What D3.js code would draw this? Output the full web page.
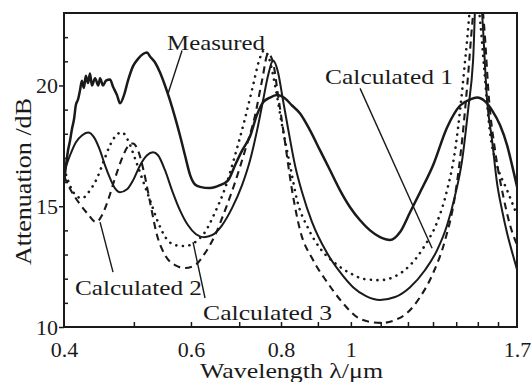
<!DOCTYPE html>
<html>
<head>
<meta charset="utf-8">
<script src="https://cdn.jsdelivr.net/npm/d3@7"></script>
<style>
  body { margin: 0; background: #fff; }
  svg { display: block; }
  text { font-family: "Liberation Serif", "DejaVu Serif", serif; fill: #1a1a1a; }
</style>
</head>
<body>
<script>
// wavelength (um) and attenuation (dB)
var measuredWl = [0.400, 0.4026, 0.4051, 0.4077, 0.4103, 0.413, 0.4155, 0.4181, 0.421, 0.4235, 0.4262, 0.4289, 0.4319, 0.4346, 0.4373, 0.4417, 0.4463, 0.4488, 0.4531, 0.4574, 0.4633, 0.4678, 0.4738, 0.4784, 0.4845, 0.4907, 0.4987, 0.5067, 0.5148, 0.5215, 0.5265, 0.535, 0.5436, 0.5523, 0.5612, 0.5703, 0.5794, 0.5888, 0.5983, 0.6079, 0.6177, 0.6377, 0.6584, 0.6755, 0.6908, 0.7064, 0.7247, 0.7411, 0.7554, 0.7725, 0.790, 0.8104, 0.8287, 0.8502, 0.8778, 0.9063, 0.9357, 0.9661, 0.9974, 1.0298, 1.0632, 1.0978, 1.1334, 1.1702, 1.2082, 1.2474, 1.3003, 1.3597, 1.4175, 1.4635, 1.4966, 1.5352, 1.570, 1.6107, 1.6472, 1.6736, 1.7007];
var measuredDb = [16.0, 16.7, 17.3, 17.7, 18.2, 18.6, 19.2, 19.4, 19.8, 20.2, 19.9, 20.4, 20.1, 20.5, 20.0, 20.3, 20.0, 20.3, 20.0, 20.2, 20.25, 19.95, 19.6, 19.26, 19.6, 20.2, 20.8, 21.1, 21.3, 21.36, 21.2, 20.95, 20.54, 20.0, 19.38, 18.68, 17.93, 17.1, 16.3, 15.9, 15.8, 15.75, 15.87, 16.07, 16.7, 17.3, 17.9, 18.8, 19.3, 19.5, 19.6, 19.46, 19.17, 18.84, 18.14, 17.31, 16.49, 15.66, 14.96, 14.42, 14.0, 13.72, 13.6, 13.93, 14.75, 15.58, 16.7, 18.26, 19.17, 19.42, 19.5, 19.34, 18.97, 18.35, 17.52, 16.69, 15.79];

var calc1Wl = [0.400, 0.4077, 0.4155, 0.4235, 0.4319, 0.4403, 0.4488, 0.456, 0.4633, 0.4708, 0.4784, 0.4892, 0.4987, 0.5099, 0.5215, 0.5316, 0.5401, 0.5523, 0.5648, 0.5794, 0.5945, 0.6098, 0.6256, 0.6418, 0.6626, 0.6841, 0.7064, 0.7247, 0.7411, 0.7554, 0.7676, 0.7799, 0.7925, 0.8052, 0.8182, 0.8367, 0.8557, 0.8834, 0.9268, 0.9661, 1.007, 1.0498, 1.0978, 1.1517, 1.2082, 1.2675, 1.3171, 1.3597, 1.395, 1.4266, 1.454, 1.4775, 1.497, 1.5207, 1.5451, 1.570, 1.5952, 1.6209, 1.6472, 1.6736, 1.7007];
var calc1Db = [16.4, 17.1, 17.65, 17.93, 18.05, 17.85, 17.31, 16.69, 16.16, 15.74, 15.58, 15.7, 16.07, 16.69, 17.11, 17.23, 17.11, 16.49, 15.66, 14.83, 14.21, 13.84, 13.72, 13.8, 14.21, 14.92, 15.87, 16.9, 18.14, 19.38, 20.41, 21.03, 20.54, 19.38, 18.22, 16.69, 15.58, 14.34, 13.06, 12.27, 11.65, 11.28, 11.12, 11.24, 11.65, 12.36, 13.18, 14.21, 15.45, 16.9, 18.97, 21.03, 25.0, 22.97, 19.38, 17.73, 15.95, 14.83, 13.88, 13.1, 12.36];

var calc2Wl = [0.400, 0.4103, 0.421, 0.4319, 0.4431, 0.4516, 0.4604, 0.4708, 0.4814, 0.4907, 0.4987, 0.5067, 0.5165, 0.5265, 0.5384, 0.5523, 0.5703, 0.5888, 0.6079, 0.6276, 0.648, 0.669, 0.6908, 0.7132, 0.7364, 0.753, 0.7676, 0.7799, 0.7925, 0.8078, 0.8287, 0.8502, 0.8863, 0.9268, 0.9723, 1.020, 1.0632, 1.1048, 1.1517, 1.2005, 1.2474, 1.3003, 1.3512, 1.395, 1.4266, 1.454, 1.4728, 1.500, 1.5305, 1.555, 1.585, 1.6261, 1.663, 1.7007];
var calc2Db = [16.24, 15.58, 15.08, 14.67, 14.34, 14.63, 15.25, 16.16, 16.98, 17.48, 17.6, 17.31, 16.4, 15.17, 13.8, 12.98, 12.56, 12.44, 12.56, 13.06, 13.8, 14.83, 15.99, 17.31, 18.76, 20.21, 21.32, 20.95, 19.59, 17.93, 15.66, 14.01, 12.77, 11.86, 11.03, 10.41, 10.21, 10.17, 10.29, 10.62, 11.24, 12.23, 13.6, 15.45, 17.73, 20.41, 22.48, 24.5, 22.48, 19.38, 17.31, 15.45, 14.21, 13.39];

var calc3Wl = [0.400, 0.4051, 0.413, 0.4235, 0.4346, 0.4445, 0.4545, 0.4633, 0.4723, 0.4814, 0.4907, 0.5018, 0.5132, 0.5265, 0.5401, 0.5541, 0.5703, 0.5888, 0.6079, 0.6276, 0.648, 0.669, 0.6908, 0.7132, 0.7317, 0.7459, 0.7578, 0.7701, 0.785, 0.8027, 0.8234, 0.8421, 0.8722, 0.9063, 0.9508, 0.9974, 1.0464, 1.0978, 1.1517, 1.2082, 1.2675, 1.3171, 1.3597, 1.395, 1.4222, 1.445, 1.480, 1.5111, 1.5305, 1.560, 1.5952, 1.6472, 1.7007];
var calc3Db = [16.57, 16.07, 15.54, 15.33, 15.66, 16.16, 16.9, 17.52, 17.93, 18.06, 17.73, 16.98, 16.16, 15.25, 14.34, 13.68, 13.39, 13.35, 13.51, 13.93, 14.75, 15.74, 17.11, 18.64, 20.0, 21.03, 21.45, 21.12, 20.0, 18.35, 16.69, 15.25, 14.09, 13.26, 12.64, 12.23, 11.98, 11.94, 12.1, 12.56, 13.39, 14.34, 15.66, 17.31, 19.38, 21.45, 24.2, 22.69, 20.74, 18.02, 16.69, 15.66, 14.63];

var xLabelTicks = [0.4, 0.6, 0.8, 1, 1.7];
var xMinorTicks = [0.5, 0.6, 0.7, 0.8, 0.9, 1.0, 1.1, 1.2, 1.3, 1.4, 1.5, 1.6];
var yLabelTicks = [10, 15, 20];
var yMinorTicks = [11, 12, 13, 14, 16, 17, 18, 19, 21, 22];

// curve labels: text anchor and leader line, in data units
var labelNames = ["Measured", "Calculated 1", "Calculated 2", "Calculated 3"];
var labelAt = [[0.5559, 21.45], [0.9209, 20.08], [0.4143, 11.32], [0.6236, 10.29]];
var leaderFrom = [[0.5832, 21.45], [1.0298, 19.88], [0.4678, 12.27], [0.6276, 11.2]];
var leaderTo = [[0.5577, 19.67], [1.2962, 13.26], [0.4488, 14.34], [0.604, 13.51]];
var labelWidths = [98, 128, 127, 129];

var W = 531, H = 382;
var padL = 64, padR = 517, padT = 13, padB = 327;
var serif = "Liberation Serif, DejaVu Serif, serif";

var svg = d3.select("body").append("svg")
  .attr("width", W)
  .attr("height", H);

svg.append("rect").attr("width", W).attr("height", H).attr("fill", "#fff");

var x = d3.scaleLog().domain([0.4, 1.7]).range([padL, padR]);
var y = d3.scaleLinear().domain([10, 23]).range([padB, padT]);

svg.append("clipPath").attr("id", "plot")
  .append("rect")
  .attr("x", padL).attr("y", padT)
  .attr("width", padR - padL).attr("height", padB - padT);

function series(wl, db) {
  return wl.map(function(d, i) { return [d, db[i]]; });
}

var line = d3.line()
  .x(function(d) { return x(d[0]); })
  .y(function(d) { return y(d[1]); })
  .curve(d3.curveMonotoneX);

var curves = svg.append("g").attr("clip-path", "url(#plot)")
  .attr("fill", "none").attr("stroke", "#1a1a1a");

// dashed: Calculated 2
curves.append("path")
  .attr("d", line(series(calc2Wl, calc2Db)))
  .attr("stroke-width", 2.1)
  .attr("stroke-dasharray", "7,5");

// dotted: Calculated 3
curves.append("path")
  .attr("d", line(series(calc3Wl, calc3Db)))
  .attr("stroke-width", 2.6)
  .attr("stroke-linecap", "round")
  .attr("stroke-dasharray", "0.1,6.5");

// solid: Calculated 1
curves.append("path")
  .attr("d", line(series(calc1Wl, calc1Db)))
  .attr("stroke-width", 2.0);

// measured
curves.append("path")
  .attr("d", line(series(measuredWl, measuredDb)))
  .attr("stroke-width", 2.5)
  .attr("stroke-linejoin", "round");

// frame
svg.append("rect")
  .attr("x", padL).attr("y", padT)
  .attr("width", padR - padL).attr("height", padB - padT)
  .attr("fill", "none").attr("stroke", "#1a1a1a").attr("stroke-width", 2);

// axes
var gx = svg.append("g").attr("transform", "translate(0," + padB + ")")
  .call(d3.axisBottom(x).tickValues(xMinorTicks).tickSize(-5).tickFormat(""));
var gxl = svg.append("g").attr("transform", "translate(0," + padB + ")")
  .call(d3.axisBottom(x).tickValues(xLabelTicks).tickSize(0).tickPadding(14)
    .tickFormat(function(d) { return d === 1 ? "1" : d3.format(".1f")(d); }));
var gy = svg.append("g").attr("transform", "translate(" + padL + ",0)")
  .call(d3.axisLeft(y).tickValues(yMinorTicks).tickSize(-4).tickFormat(""));
var gyl = svg.append("g").attr("transform", "translate(" + padL + ",0)")
  .call(d3.axisLeft(y).tickValues(yLabelTicks).tickSize(5).tickPadding(1).tickFormat(d3.format("d")));

[gx, gxl, gy, gyl].forEach(function(g) {
  g.select(".domain").remove();
  g.selectAll("line").attr("stroke", "#1a1a1a").attr("stroke-width", 1.5);
  g.selectAll("text").attr("font-size", 22).attr("fill", "#1a1a1a")
    .attr("font-family", serif);
});

// axis titles
svg.append("text")
  .attr("x", 200).attr("y", 378)
  .attr("font-family", serif)
  .attr("font-size", 21)
  .attr("textLength", 183).attr("lengthAdjust", "spacingAndGlyphs")
  .text("Wavelength λ/μm");

svg.append("text")
  .attr("transform", "translate(31,265) rotate(-90)")
  .attr("font-family", serif)
  .attr("font-size", 23)
  .attr("textLength", 167).attr("lengthAdjust", "spacingAndGlyphs")
  .text("Attenuation /dB");

// curve labels and leaders
var notes = svg.append("g");
labelNames.forEach(function(name, i) {
  notes.append("line")
    .attr("x1", x(leaderFrom[i][0])).attr("y1", y(leaderFrom[i][1]))
    .attr("x2", x(leaderTo[i][0])).attr("y2", y(leaderTo[i][1]))
    .attr("stroke", "#1a1a1a").attr("stroke-width", 1.4);
  notes.append("text")
    .attr("x", x(labelAt[i][0])).attr("y", y(labelAt[i][1]))
    .attr("font-family", serif)
    .attr("font-size", 22)
    .attr("textLength", labelWidths[i]).attr("lengthAdjust", "spacingAndGlyphs")
    .text(name);
});
</script>
</body>
</html>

What to do
Leave the pictures out and please restate exactly the lines running from the start of the material through the one with "17.52, 16.69, 15.79];".

The answer
What D3.js code would draw this? Output the full web page.
<!DOCTYPE html>
<html>
<head>
<meta charset="utf-8">
<script src="https://cdn.jsdelivr.net/npm/d3@7"></script>
<style>
  body { margin: 0; background: #fff; }
  svg { display: block; }
  text { font-family: "Liberation Serif", "DejaVu Serif", serif; fill: #1a1a1a; }
</style>
</head>
<body>
<script>
// wavelength (um) and attenuation (dB)
var measuredWl = [0.400, 0.4026, 0.4051, 0.4077, 0.4103, 0.413, 0.4155, 0.4181, 0.421, 0.4235, 0.4262, 0.4289, 0.4319, 0.4346, 0.4373, 0.4417, 0.4463, 0.4488, 0.4531, 0.4574, 0.4633, 0.4678, 0.4738, 0.4784, 0.4845, 0.4907, 0.4987, 0.5067, 0.5148, 0.5215, 0.5265, 0.535, 0.5436, 0.5523, 0.5612, 0.5703, 0.5794, 0.5888, 0.5983, 0.6079, 0.6177, 0.6377, 0.6584, 0.6755, 0.6908, 0.7064, 0.7247, 0.7411, 0.7554, 0.7725, 0.790, 0.8104, 0.8287, 0.8502, 0.8778, 0.9063, 0.9357, 0.9661, 0.9974, 1.0298, 1.0632, 1.0978, 1.1334, 1.1702, 1.2082, 1.2474, 1.3003, 1.3597, 1.4175, 1.4635, 1.4966, 1.5352, 1.570, 1.6107, 1.6472, 1.6736, 1.7007];
var measuredDb = [16.0, 16.7, 17.3, 17.7, 18.2, 18.6, 19.2, 19.4, 19.8, 20.2, 19.9, 20.4, 20.1, 20.5, 20.0, 20.3, 20.0, 20.3, 20.0, 20.2, 20.25, 19.95, 19.6, 19.26, 19.6, 20.2, 20.8, 21.1, 21.3, 21.36, 21.2, 20.95, 20.54, 20.0, 19.38, 18.68, 17.93, 17.1, 16.3, 15.9, 15.8, 15.75, 15.87, 16.07, 16.7, 17.3, 17.9, 18.8, 19.3, 19.5, 19.6, 19.46, 19.17, 18.84, 18.14, 17.31, 16.49, 15.66, 14.96, 14.42, 14.0, 13.72, 13.6, 13.93, 14.75, 15.58, 16.7, 18.26, 19.17, 19.42, 19.5, 19.34, 18.97, 18.35, 17.52, 16.69, 15.79];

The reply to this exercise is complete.